(Task description) Please print the lines between the one with "Emit a Python" and the one with "ax.text(xi, v +", both ends included, exactly as written, with no pictures.

** BEGIN **

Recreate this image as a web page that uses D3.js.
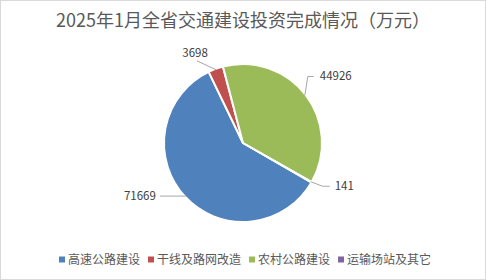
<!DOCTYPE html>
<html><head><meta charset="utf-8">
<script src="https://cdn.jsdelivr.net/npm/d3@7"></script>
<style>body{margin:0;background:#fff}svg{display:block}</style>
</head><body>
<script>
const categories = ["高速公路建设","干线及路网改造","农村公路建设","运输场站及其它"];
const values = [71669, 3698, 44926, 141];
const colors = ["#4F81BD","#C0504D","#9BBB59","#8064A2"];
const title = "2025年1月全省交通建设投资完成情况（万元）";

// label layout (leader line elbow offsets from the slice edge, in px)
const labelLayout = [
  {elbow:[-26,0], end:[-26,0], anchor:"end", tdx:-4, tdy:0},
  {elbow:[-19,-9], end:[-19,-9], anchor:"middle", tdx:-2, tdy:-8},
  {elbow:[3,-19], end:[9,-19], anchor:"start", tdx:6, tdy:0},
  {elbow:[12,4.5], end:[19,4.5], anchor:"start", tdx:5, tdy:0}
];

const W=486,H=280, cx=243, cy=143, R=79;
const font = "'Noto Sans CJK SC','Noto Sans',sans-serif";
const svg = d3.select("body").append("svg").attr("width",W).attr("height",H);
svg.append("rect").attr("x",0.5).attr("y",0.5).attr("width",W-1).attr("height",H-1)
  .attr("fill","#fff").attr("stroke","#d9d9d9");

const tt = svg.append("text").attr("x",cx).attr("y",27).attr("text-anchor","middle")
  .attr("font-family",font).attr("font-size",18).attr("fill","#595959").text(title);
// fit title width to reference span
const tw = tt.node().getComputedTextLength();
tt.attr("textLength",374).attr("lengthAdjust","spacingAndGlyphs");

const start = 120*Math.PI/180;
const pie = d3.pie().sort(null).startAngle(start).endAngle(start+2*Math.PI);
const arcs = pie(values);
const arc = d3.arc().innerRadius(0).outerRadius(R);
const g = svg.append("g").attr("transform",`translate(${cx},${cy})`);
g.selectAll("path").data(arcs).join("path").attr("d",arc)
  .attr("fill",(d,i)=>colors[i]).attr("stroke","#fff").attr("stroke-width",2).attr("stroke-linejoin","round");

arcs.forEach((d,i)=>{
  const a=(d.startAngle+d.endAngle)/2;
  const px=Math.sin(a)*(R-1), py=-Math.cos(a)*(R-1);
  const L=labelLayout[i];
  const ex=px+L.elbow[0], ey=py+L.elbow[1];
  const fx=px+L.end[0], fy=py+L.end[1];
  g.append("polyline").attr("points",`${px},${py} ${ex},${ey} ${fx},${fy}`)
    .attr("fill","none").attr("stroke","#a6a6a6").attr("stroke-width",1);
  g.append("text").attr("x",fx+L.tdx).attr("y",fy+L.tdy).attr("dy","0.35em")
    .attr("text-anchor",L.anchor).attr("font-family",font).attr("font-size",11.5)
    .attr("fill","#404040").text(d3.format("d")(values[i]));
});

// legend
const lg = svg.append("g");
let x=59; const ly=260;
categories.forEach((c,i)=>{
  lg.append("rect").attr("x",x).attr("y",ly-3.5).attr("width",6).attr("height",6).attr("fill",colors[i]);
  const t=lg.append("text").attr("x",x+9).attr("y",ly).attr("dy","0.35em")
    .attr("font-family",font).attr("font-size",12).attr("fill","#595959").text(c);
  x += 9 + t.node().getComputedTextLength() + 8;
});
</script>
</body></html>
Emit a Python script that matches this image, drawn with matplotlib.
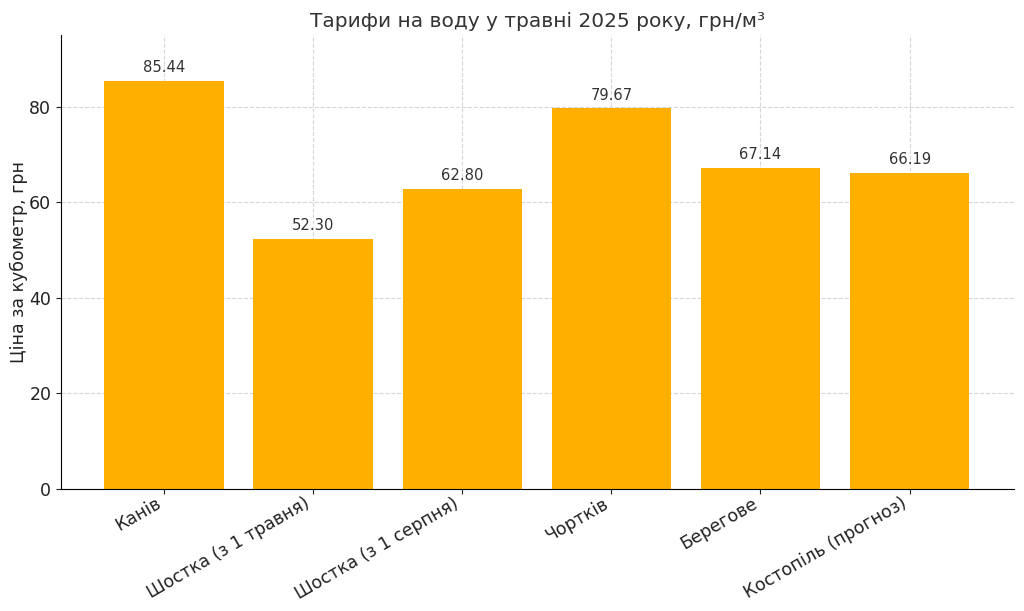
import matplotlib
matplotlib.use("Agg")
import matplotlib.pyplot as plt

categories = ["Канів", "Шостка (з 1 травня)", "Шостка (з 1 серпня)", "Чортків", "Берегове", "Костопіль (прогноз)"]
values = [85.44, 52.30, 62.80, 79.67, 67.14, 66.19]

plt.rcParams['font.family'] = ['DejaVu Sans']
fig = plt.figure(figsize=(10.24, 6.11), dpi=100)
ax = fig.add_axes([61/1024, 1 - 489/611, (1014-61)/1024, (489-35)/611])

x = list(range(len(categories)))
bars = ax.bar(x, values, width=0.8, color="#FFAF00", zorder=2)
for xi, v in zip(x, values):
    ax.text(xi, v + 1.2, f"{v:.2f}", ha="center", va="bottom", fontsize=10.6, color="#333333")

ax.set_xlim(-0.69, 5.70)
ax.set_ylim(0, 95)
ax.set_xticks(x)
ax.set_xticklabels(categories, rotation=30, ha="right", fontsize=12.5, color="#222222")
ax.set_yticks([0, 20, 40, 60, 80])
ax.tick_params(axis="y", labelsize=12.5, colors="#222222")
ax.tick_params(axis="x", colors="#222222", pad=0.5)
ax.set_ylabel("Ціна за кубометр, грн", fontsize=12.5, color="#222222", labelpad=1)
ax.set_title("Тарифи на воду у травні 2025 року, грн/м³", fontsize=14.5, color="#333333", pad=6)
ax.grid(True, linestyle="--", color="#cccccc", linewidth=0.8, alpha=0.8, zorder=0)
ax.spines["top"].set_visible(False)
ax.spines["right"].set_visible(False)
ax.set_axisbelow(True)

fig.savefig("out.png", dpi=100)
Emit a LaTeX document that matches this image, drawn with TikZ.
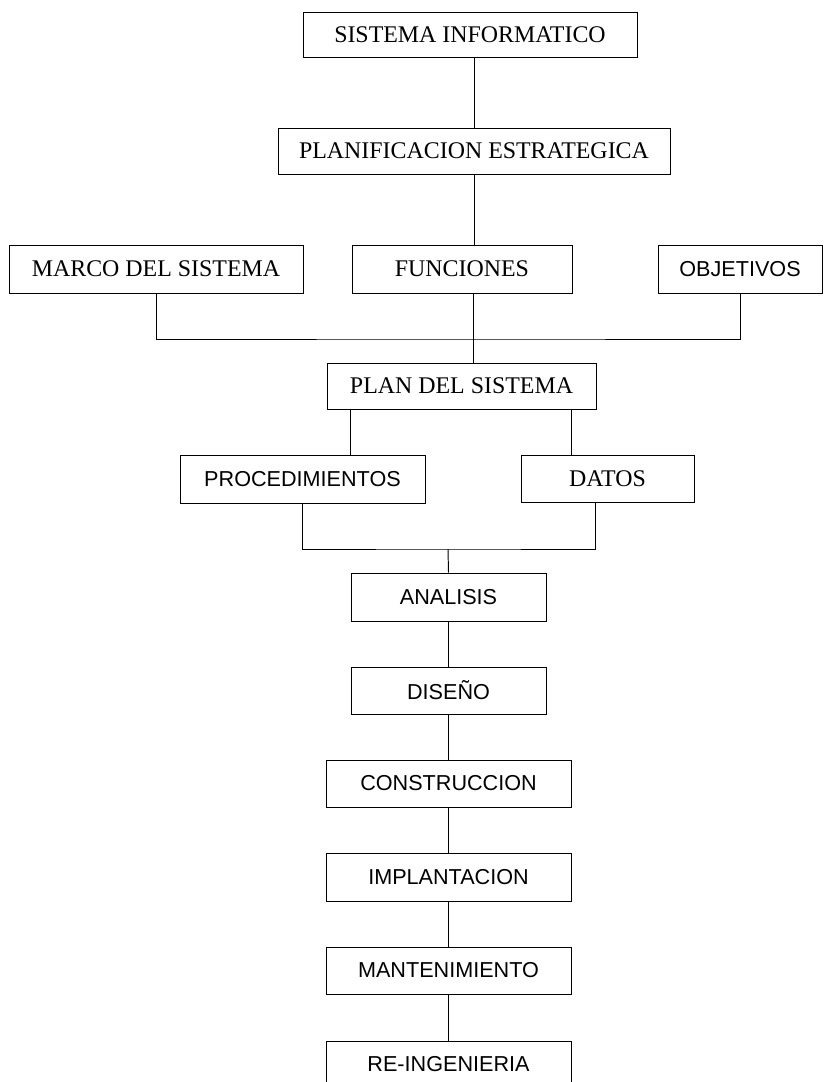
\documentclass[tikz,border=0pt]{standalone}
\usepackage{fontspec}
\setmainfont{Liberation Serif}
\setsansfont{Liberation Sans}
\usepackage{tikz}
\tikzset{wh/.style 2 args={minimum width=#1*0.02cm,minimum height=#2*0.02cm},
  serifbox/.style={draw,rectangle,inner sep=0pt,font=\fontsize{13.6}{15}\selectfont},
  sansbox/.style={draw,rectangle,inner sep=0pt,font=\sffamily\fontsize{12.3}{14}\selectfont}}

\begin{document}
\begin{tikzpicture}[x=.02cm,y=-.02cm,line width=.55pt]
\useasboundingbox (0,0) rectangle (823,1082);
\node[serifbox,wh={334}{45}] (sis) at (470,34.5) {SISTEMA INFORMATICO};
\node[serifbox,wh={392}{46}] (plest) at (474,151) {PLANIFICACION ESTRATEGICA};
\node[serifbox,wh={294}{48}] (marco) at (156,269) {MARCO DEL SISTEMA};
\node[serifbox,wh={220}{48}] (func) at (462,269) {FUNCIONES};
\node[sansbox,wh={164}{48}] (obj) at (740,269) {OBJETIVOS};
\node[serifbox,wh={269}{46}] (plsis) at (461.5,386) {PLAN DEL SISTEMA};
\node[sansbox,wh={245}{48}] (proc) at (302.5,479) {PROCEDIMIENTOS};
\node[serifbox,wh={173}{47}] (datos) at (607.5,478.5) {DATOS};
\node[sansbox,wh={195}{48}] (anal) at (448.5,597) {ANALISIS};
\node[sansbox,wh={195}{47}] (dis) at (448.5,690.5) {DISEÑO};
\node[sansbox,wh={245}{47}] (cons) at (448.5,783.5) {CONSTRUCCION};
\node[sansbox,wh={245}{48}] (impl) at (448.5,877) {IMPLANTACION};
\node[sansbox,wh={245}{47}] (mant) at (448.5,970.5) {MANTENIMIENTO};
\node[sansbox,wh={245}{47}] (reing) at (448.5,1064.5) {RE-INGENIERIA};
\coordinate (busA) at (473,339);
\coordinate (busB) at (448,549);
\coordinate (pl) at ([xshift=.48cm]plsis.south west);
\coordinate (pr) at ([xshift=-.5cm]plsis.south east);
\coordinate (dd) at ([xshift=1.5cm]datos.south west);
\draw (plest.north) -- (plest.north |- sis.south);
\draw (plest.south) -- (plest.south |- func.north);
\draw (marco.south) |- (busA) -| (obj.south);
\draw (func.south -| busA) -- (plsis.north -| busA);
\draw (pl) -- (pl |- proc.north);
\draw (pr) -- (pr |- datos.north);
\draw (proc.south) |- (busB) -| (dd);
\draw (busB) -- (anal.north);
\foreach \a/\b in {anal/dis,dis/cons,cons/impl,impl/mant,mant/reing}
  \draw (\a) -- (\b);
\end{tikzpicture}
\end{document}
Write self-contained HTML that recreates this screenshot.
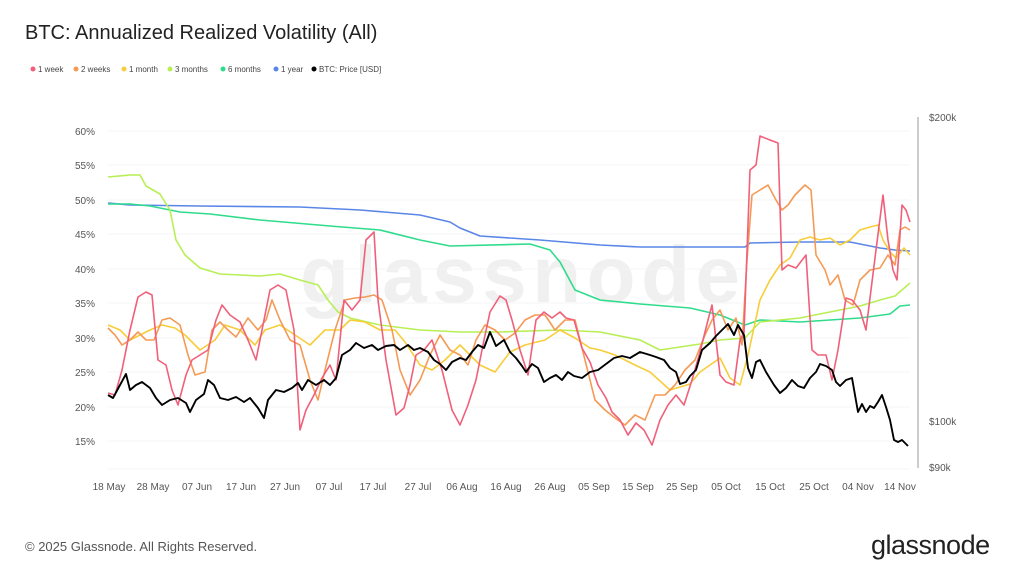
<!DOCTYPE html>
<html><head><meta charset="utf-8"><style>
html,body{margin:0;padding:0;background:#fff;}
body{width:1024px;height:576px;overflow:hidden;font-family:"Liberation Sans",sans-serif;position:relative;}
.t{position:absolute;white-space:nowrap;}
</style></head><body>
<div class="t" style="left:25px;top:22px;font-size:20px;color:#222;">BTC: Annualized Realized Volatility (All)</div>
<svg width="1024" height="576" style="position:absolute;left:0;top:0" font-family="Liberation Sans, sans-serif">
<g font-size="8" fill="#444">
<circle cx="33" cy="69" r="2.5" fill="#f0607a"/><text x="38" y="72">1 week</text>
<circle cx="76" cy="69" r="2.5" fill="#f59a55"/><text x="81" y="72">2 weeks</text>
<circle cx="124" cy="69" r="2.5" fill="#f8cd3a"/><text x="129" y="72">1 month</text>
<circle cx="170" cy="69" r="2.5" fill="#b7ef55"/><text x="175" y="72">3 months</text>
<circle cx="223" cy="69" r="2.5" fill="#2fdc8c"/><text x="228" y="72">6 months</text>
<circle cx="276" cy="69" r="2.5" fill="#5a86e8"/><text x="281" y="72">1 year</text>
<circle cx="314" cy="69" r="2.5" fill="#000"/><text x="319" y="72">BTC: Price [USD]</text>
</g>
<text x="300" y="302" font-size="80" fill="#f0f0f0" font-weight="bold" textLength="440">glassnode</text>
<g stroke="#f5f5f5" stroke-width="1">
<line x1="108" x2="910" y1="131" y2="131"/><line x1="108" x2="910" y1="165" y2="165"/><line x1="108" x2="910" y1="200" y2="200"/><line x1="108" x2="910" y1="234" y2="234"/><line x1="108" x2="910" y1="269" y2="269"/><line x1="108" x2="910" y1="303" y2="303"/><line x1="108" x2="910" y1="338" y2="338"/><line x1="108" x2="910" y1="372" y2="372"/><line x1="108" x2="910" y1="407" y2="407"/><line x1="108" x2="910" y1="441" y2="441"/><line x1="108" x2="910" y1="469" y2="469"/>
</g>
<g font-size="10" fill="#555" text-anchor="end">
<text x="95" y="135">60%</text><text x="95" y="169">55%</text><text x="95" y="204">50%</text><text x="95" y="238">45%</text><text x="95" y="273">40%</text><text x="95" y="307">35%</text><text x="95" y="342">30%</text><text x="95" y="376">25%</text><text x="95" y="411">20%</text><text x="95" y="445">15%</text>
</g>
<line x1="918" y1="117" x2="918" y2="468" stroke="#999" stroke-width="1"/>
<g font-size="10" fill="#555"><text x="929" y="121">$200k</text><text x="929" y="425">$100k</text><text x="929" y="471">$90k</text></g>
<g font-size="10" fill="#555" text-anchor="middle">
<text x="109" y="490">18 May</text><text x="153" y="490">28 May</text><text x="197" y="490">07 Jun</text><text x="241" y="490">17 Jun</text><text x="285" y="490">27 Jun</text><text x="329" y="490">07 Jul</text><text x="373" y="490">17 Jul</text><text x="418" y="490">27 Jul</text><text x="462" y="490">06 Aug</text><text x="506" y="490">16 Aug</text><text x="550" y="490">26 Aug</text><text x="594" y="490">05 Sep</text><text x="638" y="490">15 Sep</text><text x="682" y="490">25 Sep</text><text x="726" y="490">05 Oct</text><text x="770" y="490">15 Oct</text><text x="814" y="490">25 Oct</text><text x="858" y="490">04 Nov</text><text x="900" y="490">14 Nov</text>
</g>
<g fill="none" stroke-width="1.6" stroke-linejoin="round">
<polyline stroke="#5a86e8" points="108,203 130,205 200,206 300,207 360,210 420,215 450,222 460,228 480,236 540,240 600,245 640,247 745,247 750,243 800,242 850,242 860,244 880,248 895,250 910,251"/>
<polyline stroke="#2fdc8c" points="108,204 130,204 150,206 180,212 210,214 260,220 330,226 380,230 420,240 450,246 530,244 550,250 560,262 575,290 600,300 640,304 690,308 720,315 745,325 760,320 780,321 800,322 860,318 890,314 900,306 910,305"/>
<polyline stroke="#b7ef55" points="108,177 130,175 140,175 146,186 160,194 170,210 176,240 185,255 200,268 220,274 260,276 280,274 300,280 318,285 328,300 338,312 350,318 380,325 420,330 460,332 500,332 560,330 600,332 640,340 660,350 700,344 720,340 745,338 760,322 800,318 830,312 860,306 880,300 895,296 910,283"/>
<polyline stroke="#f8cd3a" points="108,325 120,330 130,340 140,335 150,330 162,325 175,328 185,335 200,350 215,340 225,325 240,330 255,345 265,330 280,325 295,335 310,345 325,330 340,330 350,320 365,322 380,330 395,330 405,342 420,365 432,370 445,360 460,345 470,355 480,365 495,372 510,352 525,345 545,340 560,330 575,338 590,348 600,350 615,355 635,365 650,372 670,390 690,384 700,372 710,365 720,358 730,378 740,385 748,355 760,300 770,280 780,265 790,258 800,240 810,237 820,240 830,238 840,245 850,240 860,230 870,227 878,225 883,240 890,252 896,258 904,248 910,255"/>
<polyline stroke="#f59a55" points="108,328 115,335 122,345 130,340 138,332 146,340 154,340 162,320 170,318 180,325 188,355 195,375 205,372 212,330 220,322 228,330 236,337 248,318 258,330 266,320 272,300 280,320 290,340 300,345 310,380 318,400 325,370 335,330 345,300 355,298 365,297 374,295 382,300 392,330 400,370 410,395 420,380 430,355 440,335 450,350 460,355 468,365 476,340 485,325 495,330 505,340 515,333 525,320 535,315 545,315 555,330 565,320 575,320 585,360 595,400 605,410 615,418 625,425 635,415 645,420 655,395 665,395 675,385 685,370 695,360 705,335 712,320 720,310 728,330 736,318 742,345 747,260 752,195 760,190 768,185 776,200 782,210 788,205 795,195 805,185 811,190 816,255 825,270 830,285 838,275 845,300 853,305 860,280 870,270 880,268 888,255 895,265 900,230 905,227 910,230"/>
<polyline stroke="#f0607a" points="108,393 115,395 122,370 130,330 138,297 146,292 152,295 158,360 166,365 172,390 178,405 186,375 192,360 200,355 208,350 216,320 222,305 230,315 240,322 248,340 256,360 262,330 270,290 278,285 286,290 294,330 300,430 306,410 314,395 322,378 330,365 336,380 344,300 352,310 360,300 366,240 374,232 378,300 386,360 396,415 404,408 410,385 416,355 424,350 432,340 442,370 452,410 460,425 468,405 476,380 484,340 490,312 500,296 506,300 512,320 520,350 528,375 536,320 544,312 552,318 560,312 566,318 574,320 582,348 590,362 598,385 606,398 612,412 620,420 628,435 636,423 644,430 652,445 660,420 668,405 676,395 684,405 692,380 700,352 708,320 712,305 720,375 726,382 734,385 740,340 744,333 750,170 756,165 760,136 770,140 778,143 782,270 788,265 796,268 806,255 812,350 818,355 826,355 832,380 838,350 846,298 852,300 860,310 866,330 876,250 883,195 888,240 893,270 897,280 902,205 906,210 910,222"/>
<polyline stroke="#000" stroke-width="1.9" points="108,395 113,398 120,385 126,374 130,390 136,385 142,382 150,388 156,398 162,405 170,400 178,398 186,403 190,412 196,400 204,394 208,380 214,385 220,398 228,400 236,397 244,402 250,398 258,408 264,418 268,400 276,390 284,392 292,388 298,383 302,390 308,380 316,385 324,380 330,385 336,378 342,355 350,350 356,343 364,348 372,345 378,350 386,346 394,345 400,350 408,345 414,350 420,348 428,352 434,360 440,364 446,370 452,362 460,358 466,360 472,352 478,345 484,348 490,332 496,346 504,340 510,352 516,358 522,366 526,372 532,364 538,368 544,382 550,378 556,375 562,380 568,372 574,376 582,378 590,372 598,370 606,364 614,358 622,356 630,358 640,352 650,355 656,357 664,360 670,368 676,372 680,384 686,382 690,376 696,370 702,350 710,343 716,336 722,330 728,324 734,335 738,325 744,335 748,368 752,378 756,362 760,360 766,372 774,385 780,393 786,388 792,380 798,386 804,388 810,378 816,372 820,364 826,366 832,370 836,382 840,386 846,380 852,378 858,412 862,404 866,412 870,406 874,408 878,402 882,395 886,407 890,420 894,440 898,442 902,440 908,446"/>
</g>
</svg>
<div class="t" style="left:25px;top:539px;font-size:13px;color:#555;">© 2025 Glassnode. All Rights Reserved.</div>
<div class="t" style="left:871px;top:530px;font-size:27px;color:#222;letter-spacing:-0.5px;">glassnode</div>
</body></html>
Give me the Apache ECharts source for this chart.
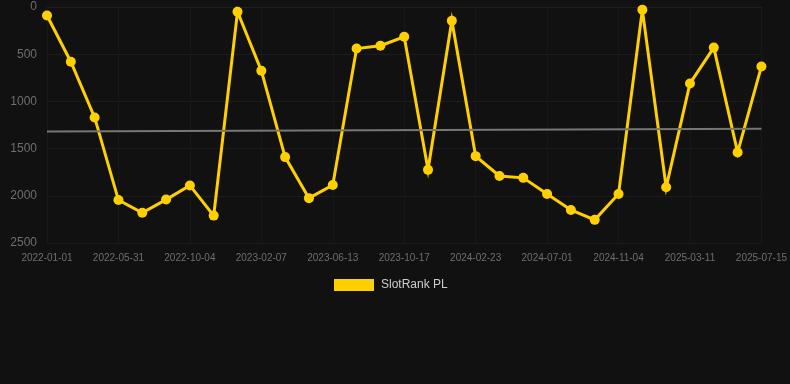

** END **

(Expected answer)
Emit a Python script that matches this image, drawn with matplotlib.
import matplotlib
matplotlib.use("Agg")
import matplotlib.pyplot as plt

categories = ["Канів", "Шостка (з 1 травня)", "Шостка (з 1 серпня)", "Чортків", "Берегове", "Костопіль (прогноз)"]
values = [85.44, 52.30, 62.80, 79.67, 67.14, 66.19]

plt.rcParams['font.family'] = ['DejaVu Sans']
fig = plt.figure(figsize=(10.24, 6.11), dpi=100)
ax = fig.add_axes([61/1024, 1 - 489/611, (1014-61)/1024, (489-35)/611])

x = list(range(len(categories)))
bars = ax.bar(x, values, width=0.8, color="#FFAF00", zorder=2)
for xi, v in zip(x, values):
    ax.text(xi, v + 1.2, f"{v:.2f}", ha="center", va="bottom", fontsize=10.6, color="#333333")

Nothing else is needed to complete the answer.